***** RECORDS FOR PROCESSING *****
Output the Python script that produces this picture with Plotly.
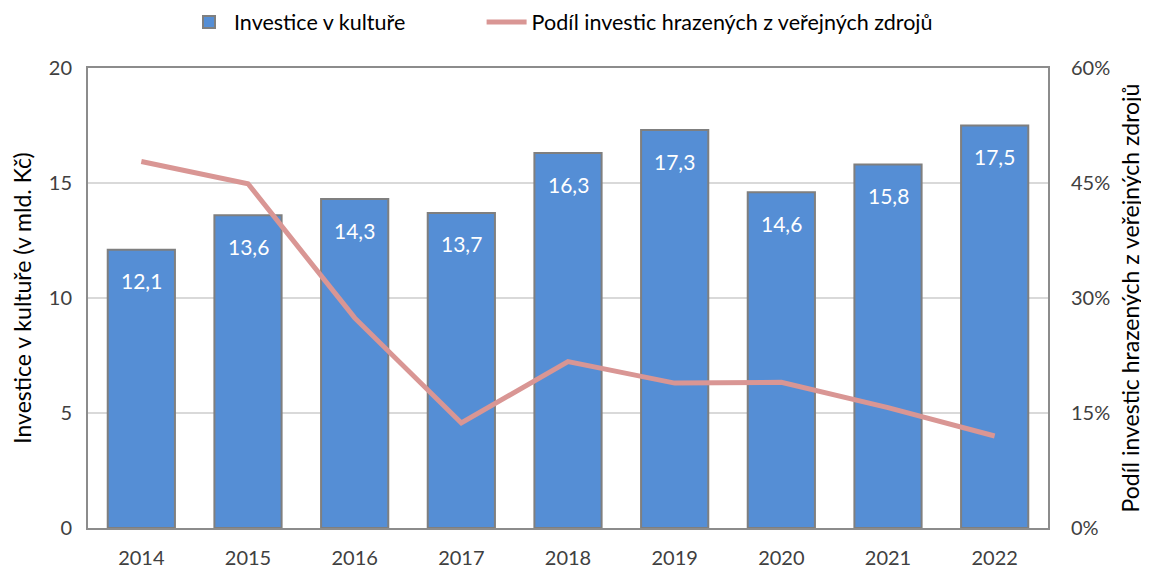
import plotly.graph_objects as go

years = ["2014", "2015", "2016", "2017", "2018", "2019", "2020", "2021", "2022"]
investice = [12.1, 13.6, 14.3, 13.7, 16.3, 17.3, 14.6, 15.8, 17.5]
podil = [0.478, 0.449, 0.274, 0.137, 0.217, 0.189, 0.190, 0.157, 0.120]
labels = [f"{v:.1f}".replace(".", ",") for v in investice]

font_family = "Lato, Open Sans, sans-serif"

fig = go.Figure()
fig.add_trace(go.Bar(
    x=years, y=investice, name="Investice v kultuře", legend="legend",
    marker=dict(color="#558ED5", line=dict(color="#7F7F7F", width=2)),
    width=0.63,
))
fig.add_trace(go.Scatter(
    x=years, y=podil, name="Podíl investic hrazených z veřejných zdrojů", legend="legend2",
    mode="lines", line=dict(color="#D99694", width=5), yaxis="y2",
))

# value labels near the top of each bar (category index positions)
for i, (y, t) in enumerate(zip(investice, labels)):
    fig.add_annotation(x=i, y=y, xref="x", yref="y", text=t, showarrow=False,
                       yshift=-31, yanchor="middle",
                       font=dict(color="white", size=21, family=font_family))

legend_common = dict(orientation="h", yanchor="middle", y=0.975, yref="container",
                     xanchor="left", font=dict(size=21.5, color="#000000"),
                     itemwidth=40, bgcolor="rgba(0,0,0,0)")

fig.update_layout(
    width=1141, height=561,
    margin=dict(l=80, r=101, t=60, b=41, autoexpand=False),
    paper_bgcolor="white", plot_bgcolor="white",
    font=dict(family=font_family, size=18, color="#404040"),
    showlegend=True,
    legend=dict(x=0.1, **legend_common),
    legend2=dict(x=0.41, **legend_common),
    xaxis=dict(type="category", showline=True, linecolor="#8C8C8C", linewidth=2,
               mirror=True, ticks="", automargin=False, ticklabelstandoff=11,
               range=[-0.5, len(years) - 0.5],
               tickfont=dict(size=20, color="#404040")),
    yaxis=dict(range=[0, 20], dtick=5, showgrid=True, gridcolor="#D9D9D9", gridwidth=2,
               showline=True, linecolor="#8C8C8C", linewidth=2, mirror=True,
               zeroline=False, ticks="", automargin=False, ticklabelstandoff=10,
               title=dict(text="Investice v kultuře (v mld. Kč)", font=dict(size=23, color="#000000"), standoff=17),
               tickfont=dict(size=20, color="#404040")),
    yaxis2=dict(range=[0, 0.6], dtick=0.15, tickformat=".0%", overlaying="y", side="right",
                showgrid=False, zeroline=False, automargin=False, ticklabelstandoff=22,
                title=dict(text="Podíl investic hrazených z veřejných zdrojů", font=dict(size=23, color="#000000"), standoff=13),
                tickfont=dict(size=20, color="#404040")),
)

fig.write_html("out.html")
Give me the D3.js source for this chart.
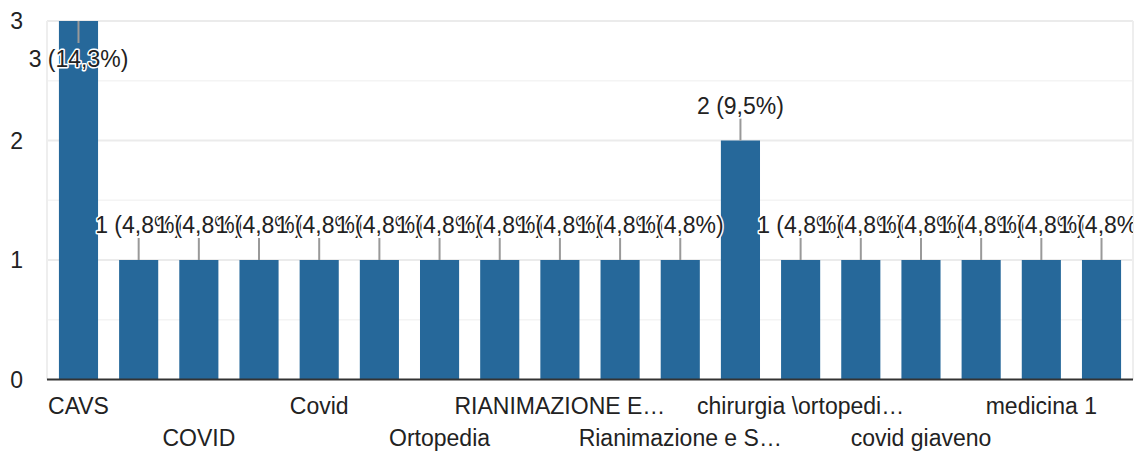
<!DOCTYPE html>
<html><head><meta charset="utf-8">
<script src="https://cdn.jsdelivr.net/npm/d3@7"></script>
<style>
html,body{margin:0;padding:0;background:#fff;}
svg{display:block;font-family:Arial,"Liberation Sans",sans-serif;}
</style></head><body>
<svg id="chart" width="1145" height="453"></svg>
<script>
// Categories (every other label is hidden in the original chart; hidden names are estimates)
const categories = [
  "CAVS", "CHIRURGIA", "COVID", "COVID 19", "Covid", "Medicina", "Ortopedia",
  "PRONTO SOCCORSO", "RIANIMAZIONE E…", "Rianimazione", "Rianimazione e S…",
  "Terapia intensiva", "chirurgia \\ortopedi…", "covid", "covid giaveno",
  "medicina", "medicina 1", "ortopedia"
];
const counts = [3,1,1,1,1,1,1,1,1,1,1,2,1,1,1,1,1,1];
const yTicks = [0,1,2,3];
const yMinorTicks = [0.5,1.5,2.5];

(function(){
const total = d3.sum(counts);
const svg = d3.select("#chart");
const pLeft = 48.4, pRight = 1131.6, pTop = 21, pBottom = 379.5;
const frameL = 47, frameR = 1133;
const FS = 23;

const x = d3.scaleBand().domain(categories).range([pLeft, pRight])
  .paddingInner(0.35).paddingOuter(0.175);
const y = d3.scaleLinear().domain([0,3]).range([pBottom, pTop]);

// minor gridlines
svg.append("g").selectAll("line").data(yMinorTicks).join("line")
  .attr("x1", frameL).attr("x2", frameR)
  .attr("y1", d=>y(d)).attr("y2", d=>y(d))
  .attr("stroke", "#f4f4f4").attr("stroke-width", 1.5);
// major gridlines
svg.append("g").selectAll("line").data(yTicks.filter(d=>d>0)).join("line")
  .attr("x1", frameL).attr("x2", frameR)
  .attr("y1", d=>y(d)).attr("y2", d=>y(d))
  .attr("stroke", "#ebebeb").attr("stroke-width", 2);
// vertical frame lines
svg.append("g").selectAll("line").data([frameL, frameR]).join("line")
  .attr("x1", d=>d).attr("x2", d=>d).attr("y1", pTop).attr("y2", pBottom)
  .attr("stroke", "#eeeeee").attr("stroke-width", 2);

// y tick labels
svg.append("g").selectAll("text").data(yTicks).join("text")
  .attr("x", 23).attr("y", d=>y(d)).attr("dy", "0.36em")
  .attr("text-anchor", "end").attr("font-size", FS).attr("fill", "#222")
  .text(d=>d);

// bars
svg.append("g").selectAll("rect").data(counts).join("rect")
  .attr("x", (d,i)=>x(categories[i])).attr("width", x.bandwidth())
  .attr("y", d=>y(d)).attr("height", d=>y(0)-y(d))
  .attr("fill", "#26689a");

// baseline
svg.append("line").attr("x1", frameL).attr("x2", frameR)
  .attr("y1", y(0)).attr("y2", y(0)).attr("stroke", "#333").attr("stroke-width", 2);

// x labels: every other category, staggered in two rows
const xl = svg.append("g");
categories.forEach((c,i)=>{
  if (i % 2 !== 0) return;
  const row = (i/2) % 2;
  xl.append("text")
    .attr("x", x(c) + x.bandwidth()/2)
    .attr("y", row === 0 ? 414 : 446)
    .attr("text-anchor", "middle").attr("font-size", FS).attr("fill", "#222")
    .text(c);
});

// annotations
svg.append("clipPath").attr("id","annClip").append("rect")
  .attr("x", 0).attr("y", 0).attr("width", frameR).attr("height", 453);
const ann = svg.append("g").attr("clip-path", "url(#annClip)");
counts.forEach((v,i)=>{
  const cx = x(categories[i]) + x.bandwidth()/2;
  const by = y(v);
  const label = v + " (" + (v/total*100).toFixed(1).replace(".", ",") + "%)";
  const stem = 22;
  const inside = (by - stem - 5 - 17) < 0;
  let sy2, ty;
  if (!inside) { sy2 = by - stem; ty = by - stem - 5; }
  else { sy2 = by + stem; ty = by + stem + 24; }
  ann.append("line").attr("x1", cx).attr("x2", cx).attr("y1", by).attr("y2", sy2)
    .attr("stroke", "#999").attr("stroke-width", 2);
  ann.append("text").attr("x", cx).attr("y", ty)
    .attr("text-anchor", "middle").attr("font-size", FS)
    .attr("fill", "#222").attr("stroke", "#fff").attr("stroke-width", 3)
    .attr("paint-order", "stroke").attr("stroke-linejoin", "round")
    .text(label);
});
})();
</script>
</body></html>
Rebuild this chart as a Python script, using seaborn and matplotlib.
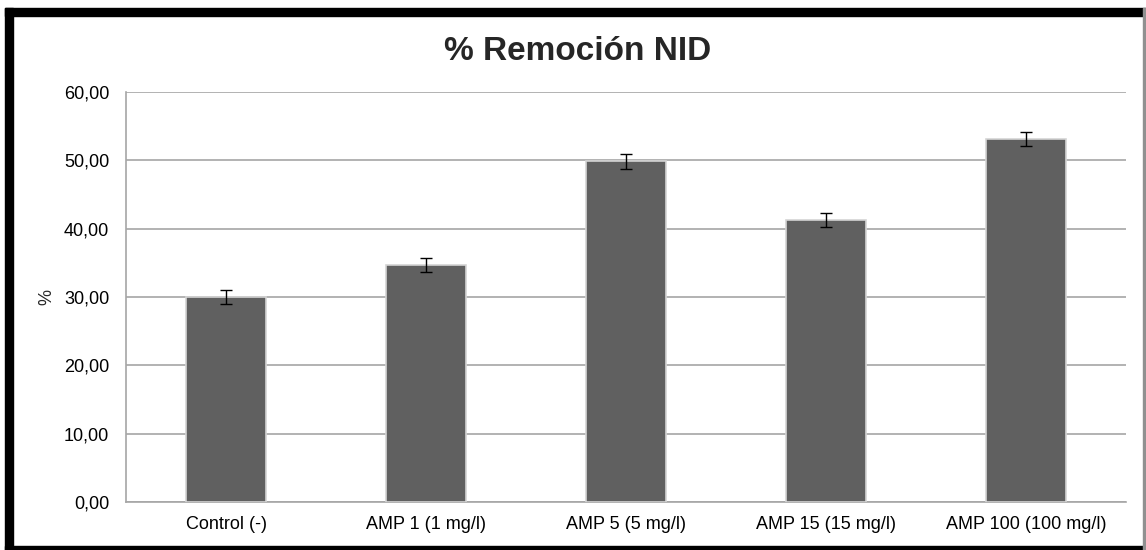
*****
WORK TO COMPLETE: Take the material above from its first line through the line holding "import plotly.graph_objects as go" and set it down exactly, without the pictures.

TASK ANSWER:
Output the Python script that produces this picture with Plotly.
import plotly.graph_objects as go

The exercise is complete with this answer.